The Paley graphs of order n (where n is a prime number congruent to 1 modulo 4) is a graph in which the vertices are the numbers from 0 to n − 1 and two vertices are adjacent if their difference is a quadratic residue modulo n. Since the presence or absence of an edge depends only on the difference modulo n of two vertex numbers, any Paley graph is a circulant graph.

Every Möbius ladder is a circulant graph, as is every complete graph. A complete bipartite graph is a circulant graph if it has the same number of vertices on both sides of its bipartition.

If two numbers m and n are relatively prime, then the m × n rook's graph (a graph that has a vertex for each square of an m × n chessboard and an edge for each two squares that a rook can move between in a single move) is a circulant graph. This is because its symmetries include as a subgroup the cyclic group C_{mn} $\simeq$ C_{m}×C_{n}. More generally, in this case, the tensor product of graphs between any m- and n-vertex circulants is itself a circulant.

Many of the known lower bounds on Ramsey numbers come from examples of circulant graphs that have small maximum cliques and small maximum independent sets.

== A specific example ==

The circulant graph $C_n^{s_1,\ldots,s_k}$ with jumps $s_1, \ldots, s_k$ is defined as the graph with $n$ nodes labeled $0, 1, \ldots, n-1$ where each node i is adjacent to 2k nodes $i \pm s_1, \ldots, i \pm s_k \mod n$.

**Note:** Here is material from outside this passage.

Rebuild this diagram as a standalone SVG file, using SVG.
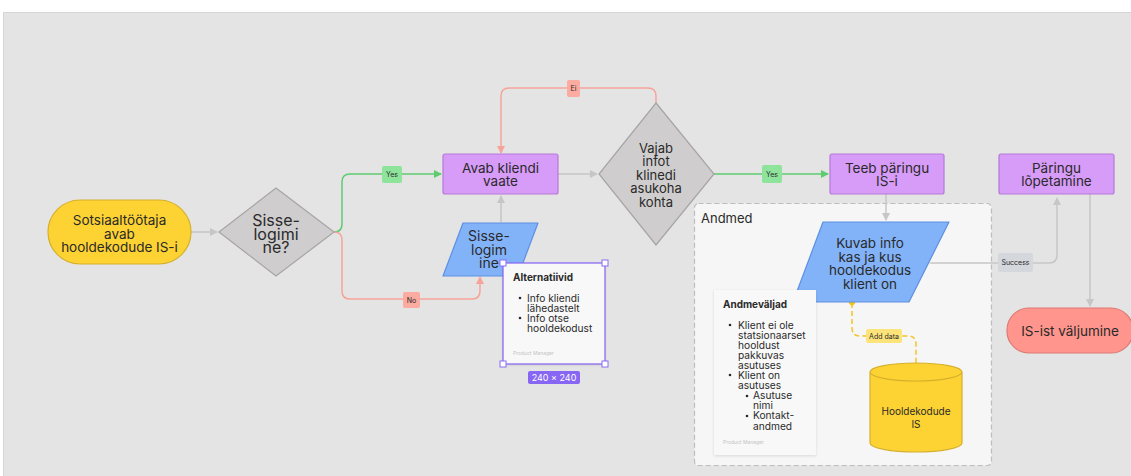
<svg xmlns="http://www.w3.org/2000/svg" width="1131" height="476" viewBox="0 0 1131 476">
  <defs>
    <style>
      .t { font-family: Inter, "Noto Sans", "Liberation Sans", sans-serif; fill: #2a2a2a; text-anchor: middle; }
      .node-text { font-size: 13.5px; }
      .small { font-size: 7px; }
      .card-title { font-family: Inter, "Noto Sans", "Liberation Sans", sans-serif; font-size: 10px; font-weight: 700; fill: #2a2a2a; }
      .card-item { font-family: Inter, "Noto Sans", "Liberation Sans", sans-serif; font-size: 10.2px; fill: #2a2a2a; }
      .card-foot { font-family: Inter, "Noto Sans", "Liberation Sans", sans-serif; font-size: 5px; fill: #c4c4c4; }
      .proc { fill: #d79bf8; stroke: #b57ad8; stroke-width: 1.2; }
      .io { fill: #82b3f9; stroke: #5c90e2; stroke-width: 1.2; }
      .dec { fill: #cfcdcd; stroke: #a6a4a4; stroke-width: 1.2; }
      .term { fill: #fdd233; stroke: #d6b02c; stroke-width: 1.2; }
      .end { fill: #ff958d; stroke: #dd7b73; stroke-width: 1.2; }
      .edge { fill: none; stroke-width: 1.5; }
      .gray { stroke: #c6c6c6; }
      .green { stroke: #5ccc6f; }
      .red { stroke: #f6a49a; }
      .card { fill: #f8f8f8; }
      .handle { fill: #ffffff; stroke: #8a6cf4; stroke-width: 1; }
    </style>
    <marker id="ah-gray" viewBox="0 0 8 8" refX="7" refY="4" markerWidth="8" markerHeight="8" markerUnits="userSpaceOnUse" orient="auto">
      <path d="M0,0 L8,4 L0,8 z" fill="#c6c6c6"/>
    </marker>
    <marker id="ah-green" viewBox="0 0 8 8" refX="7" refY="4" markerWidth="8" markerHeight="8" markerUnits="userSpaceOnUse" orient="auto">
      <path d="M0,0 L8,4 L0,8 z" fill="#5ccc6f"/>
    </marker>
    <marker id="ah-red" viewBox="0 0 8 8" refX="7" refY="4" markerWidth="8" markerHeight="8" markerUnits="userSpaceOnUse" orient="auto">
      <path d="M0,0 L8,4 L0,8 z" fill="#f6a49a"/>
    </marker>
    <marker id="dm-yellow" viewBox="0 0 8 8" refX="4" refY="4" markerWidth="7" markerHeight="7" markerUnits="userSpaceOnUse" orient="auto">
      <path d="M4,0 L8,4 L4,8 L0,4 z" fill="#f2c524"/>
    </marker>
    <filter id="shadow" x="-20%" y="-20%" width="140%" height="140%">
      <feDropShadow dx="0" dy="1" stdDeviation="1.5" flood-color="#000" flood-opacity="0.12"/>
    </filter>
  </defs>

  <!-- canvas -->
  <rect x="0" y="0" width="1131" height="476" fill="#ffffff"/>
  <rect x="3.5" y="12.5" width="1130" height="466" fill="#e4e4e4" stroke="#d6d6d6" stroke-width="1"/>

  <!-- data container -->
  <g id="andmed">
    <rect x="694.5" y="203.5" width="297" height="262" rx="4" fill="#f6f6f6" stroke="#bdbdbd" stroke-width="1.2" stroke-dasharray="5 3"/>
    <text x="701" y="223" style="font-family: Inter, 'Noto Sans', 'Liberation Sans', sans-serif; font-size: 13px; fill: #2a2a2a;">Andmed</text>
  </g>

  <!-- connectors -->
  <g id="connectors">
    <path class="edge gray" d="M191,232 H217" marker-end="url(#ah-gray)"/>
    <path class="edge green" d="M334,232 Q342,232 342,224 V182 Q342,174 350,174 H441" marker-end="url(#ah-green)"/>
    <path class="edge red" d="M334,232 Q342,232 342,240 V291 Q342,299 350,299 H472 Q480,299 480,291 V277" marker-end="url(#ah-red)"/>
    <path class="edge red" d="M656,103 V96 Q656,88 648,88 H509 Q501,88 501,96 V153" marker-end="url(#ah-red)"/>
    <path class="edge gray" d="M501,222 V196" marker-end="url(#ah-gray)"/>
    <path class="edge gray" d="M558,174 H597" marker-end="url(#ah-gray)"/>
    <path class="edge green" d="M714,174 H828" marker-end="url(#ah-green)"/>
    <path class="edge gray" d="M886,194 V220" marker-end="url(#ah-gray)"/>
    <path class="edge gray" d="M930,263 H1049 Q1057,263 1057,255 V198" marker-end="url(#ah-gray)"/>
    <path class="edge gray" d="M1090,194 V306" marker-end="url(#ah-gray)"/>
    <path d="M852,303 V328 Q852,336 860,336 H908 Q916,336 916,344 V363" fill="none" stroke="#f2c524" stroke-width="1.5" stroke-dasharray="5 3" marker-start="url(#dm-yellow)"/>

    <!-- connector labels -->
    <rect x="382" y="166" width="20" height="17" rx="2" fill="#8fe49b"/>
    <text class="t small" x="392" y="177">Yes</text>
    <rect x="403" y="292" width="17" height="16" rx="2" fill="#fbab9f"/>
    <text class="t small" x="411.5" y="302.5">No</text>
    <rect x="567" y="80" width="13" height="17" rx="2" fill="#fbab9f"/>
    <text class="t small" x="573.5" y="91">Ei</text>
    <rect x="762" y="165" width="20" height="18" rx="2" fill="#8fe49b"/>
    <text class="t small" x="772" y="176.5">Yes</text>
    <rect x="998" y="253" width="35" height="19" rx="2" fill="#d4d7dc"/>
    <text class="t small" x="1015.5" y="265">Success</text>
    <rect x="866" y="329" width="36" height="14" rx="2" fill="#fde47a"/>
    <text class="t small" x="884" y="338.5">Add data</text>
  </g>

  <g id="start">
    <rect class="term" x="48" y="200" width="143" height="64" rx="32"/>
    <text class="t node-text" x="119.5" y="225"><tspan x="119.5">Sotsiaaltöötaja</tspan><tspan x="119.5" dy="13.5">avab</tspan><tspan x="119.5" dy="13.5">hooldekodude IS-i</tspan></text>
  </g>

  <g id="sisselogimine-q">
    <polygon class="dec" points="276,188 334,232 276,276 219,232"/>
    <text class="t" style="font-size:16px" x="276" y="226"><tspan x="276">Sisse-</tspan><tspan x="276" dy="13.5">logimi</tspan><tspan x="276" dy="13.5">ne?</tspan></text>
  </g>

  <g id="avab-kliendi-vaate">
    <rect class="proc" x="443" y="154" width="115" height="40" rx="2"/>
    <text class="t node-text" x="500.5" y="172.5"><tspan x="500.5">Avab kliendi</tspan><tspan x="500.5" dy="13.5">vaate</tspan></text>
  </g>

  <g id="sisselogimine">
    <polygon class="io" points="463,223 538,223 518,276 443,276" stroke-linejoin="round"/>
    <text class="t" style="font-size:14px" x="489" y="241"><tspan x="489">Sisse-</tspan><tspan x="489" dy="13.5">logim</tspan><tspan x="489" dy="13.5">ine</tspan></text>
  </g>

  <g id="alternatiivid">
    <rect class="card" x="503" y="263" width="102" height="101" filter="url(#shadow)"/>
    <rect x="503" y="263" width="102" height="101" fill="none" stroke="#8a6cf4" stroke-width="1.3"/>
    <text class="card-title" x="513" y="280.5">Alternatiivid</text>
    <circle cx="520" cy="298" r="1.3" fill="#2a2a2a"/>
    <circle cx="520" cy="318" r="1.3" fill="#2a2a2a"/>
    <text class="card-item" x="527" y="301.5"><tspan x="527">Info kliendi</tspan><tspan x="527" dy="10">lähedastelt</tspan><tspan x="527" dy="10">Info otse</tspan><tspan x="527" dy="10">hooldekodust</tspan></text>
    <text class="card-foot" x="513" y="355">Product Manager</text>
    <rect class="handle" x="500" y="260" width="6" height="6"/>
    <rect class="handle" x="602" y="260" width="6" height="6"/>
    <rect class="handle" x="500" y="361" width="6" height="6"/>
    <rect class="handle" x="602" y="361" width="6" height="6"/>
    <rect x="528" y="371" width="52" height="13" rx="2" fill="#8866f4"/>
    <text class="t" style="font-size:9px; fill:#ffffff" x="554" y="380.5">240 × 240</text>
  </g>

  <g id="vajab-infot">
    <polygon class="dec" points="656,103 714,174 656,245 599,174"/>
    <text class="t" style="font-size:13px" x="656" y="152.5"><tspan x="656">Vajab</tspan><tspan x="656" dy="13.6">infot</tspan><tspan x="656" dy="13.6">klinedi</tspan><tspan x="656" dy="13.6">asukoha</tspan><tspan x="656" dy="13.6">kohta</tspan></text>
  </g>

  <g id="teeb-paringu">
    <rect class="proc" x="830" y="154" width="114" height="40" rx="2"/>
    <text class="t node-text" x="887" y="172.5"><tspan x="887">Teeb päringu</tspan><tspan x="887" dy="13.5">IS-i</tspan></text>
  </g>

  <g id="kuvab-info">
    <polygon class="io" points="823,222 949,222 909,302 793,302" stroke-linejoin="round"/>
    <text class="t node-text" x="870" y="248"><tspan x="870">Kuvab info</tspan><tspan x="870" dy="13.5">kas ja kus</tspan><tspan x="870" dy="13.5">hooldekodus</tspan><tspan x="870" dy="13.5">klient on</tspan></text>
  </g>

  <g id="andmevaljad">
    <rect class="card" x="714" y="290" width="102" height="165" filter="url(#shadow)"/>
    <text class="card-title" x="723" y="307.5">Andmeväljad</text>
    <circle cx="730" cy="325" r="1.3" fill="#2a2a2a"/>
    <circle cx="730" cy="375" r="1.3" fill="#2a2a2a"/>
    <circle cx="747" cy="396" r="1.3" fill="#2a2a2a"/>
    <circle cx="747" cy="416" r="1.3" fill="#2a2a2a"/>
    <text class="card-item" x="738" y="328.5"><tspan x="738">Klient ei ole</tspan><tspan x="738" dy="10.1">statsionaarset</tspan><tspan x="738" dy="10.1">hooldust</tspan><tspan x="738" dy="10.1">pakkuvas</tspan><tspan x="738" dy="10.1">asutuses</tspan><tspan x="738" dy="10.1">Klient on</tspan><tspan x="738" dy="10.1">asutuses</tspan><tspan x="753" dy="10.1">Asutuse</tspan><tspan x="753" dy="10.1">nimi</tspan><tspan x="753" dy="10.1">Kontakt-</tspan><tspan x="753" dy="10.1">andmed</tspan></text>
    <text class="card-foot" x="723" y="444">Product Manager</text>
  </g>

  <g id="hooldekodude-is">
    <path class="term" d="M870,372 V443 A46,9 0 0 0 962,443 V372 A46,9 0 0 0 870,372 Z"/>
    <path d="M870,372 A46,9 0 0 0 962,372" fill="none" stroke="#d6b02c" stroke-width="1.2"/>
    <text class="t" style="font-size:10px" x="916" y="414.5"><tspan x="916">Hooldekodude</tspan><tspan x="916" dy="13">IS</tspan></text>
  </g>

  <g id="paringu-lopetamine">
    <rect class="proc" x="999" y="154" width="115" height="40" rx="2"/>
    <text class="t node-text" x="1056.5" y="172.5"><tspan x="1056.5">Päringu</tspan><tspan x="1056.5" dy="13.5">lõpetamine</tspan></text>
  </g>

  <g id="is-ist-valjumine">
    <rect class="end" x="1007" y="308" width="126" height="45" rx="22"/>
    <text class="t" style="font-size:13.5px" x="1070" y="336">IS-ist väljumine</text>
  </g>
</svg>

- The graph $C_n^{s_1, \ldots, s_k}$ is connected if and only if $\gcd(n, s_1, \ldots, s_k) = 1$.
- If $1 \leq s_1 < \cdots < s_k$ are fixed integers then the number of spanning trees $t(C_n^{s_1,\ldots,s_k}) = na_n^2$ where $a_n$ satisfies a recurrence relation of order $2^{s_k-1}$.
  - In particular, $t(C_n^{1,2}) = nF_n^2$ where $F_n$ is the n-th Fibonacci number.

==Self-complementary circulants==
A self-complementary graph is a graph in which replacing every edge by a non-edge and vice versa produces an isomorphic graph.
For instance, a five-vertex cycle graph is self-complementary, and is also a circulant graph. More generally every Paley graph of prime order is a self-complementary circulant graph. Horst Sachs showed that, if a number n has the property that every prime factor of n is congruent to 1 modulo 4, then there exists a self-complementary circulant with n vertices. He conjectured that this condition is also necessary: that no other values of n allow a self-complementary circulant to exist. The conjecture was proven some 40 years later, by Vilfred.

==Ádám's conjecture==
Define a circulant numbering of a circulant graph to be a labeling of the vertices of the graph by the numbers from 0 to n − 1 in such a way that, if some two vertices numbered x and y are adjacent, then every two vertices numbered z and (z − x + y) mod n are adjacent. Equivalently, a circulant numbering is a numbering of the vertices for which the adjacency matrix of the graph is a circulant matrix.

Let a be an integer that is relatively prime to n, and let b be any integer. Then the linear function that takes a number x to ax + b transforms a circulant numbering to another circulant numbering. András Ádám conjectured that these linear maps are the only ways of renumbering a circulant graph while preserving the circulant property: that is, if G and H are isomorphic circulant graphs, with different numberings, then there is a linear map that transforms the numbering for G into the numbering for H. However, Ádám's conjecture is now known to be false. A counterexample is given by graphs G and H with 16 vertices each; a vertex x in G is connected to the six neighbors x ± 1, x ± 2, and x ± 7 modulo 16, while in H the six neighbors are x ± 2, x ± 3, and x ± 5 modulo 16. These two graphs are isomorphic, but their isomorphism cannot be realized by a linear map.

Toida's conjecture refines Ádám's conjecture by considering only a special class of circulant graphs, in which all of the differences between adjacent graph vertices are relatively prime to the number of vertices. According to this refined conjecture, these special circulant graphs should have the property that all of their symmetries come from symmetries of the underlying additive group of numbers modulo n. It was proven by two groups in 2001 and 2002.

==Algorithmic questions==
There is a polynomial-time recognition algorithm for circulant graphs, and the isomorphism problem for circulant graphs can be solved in polynomial time.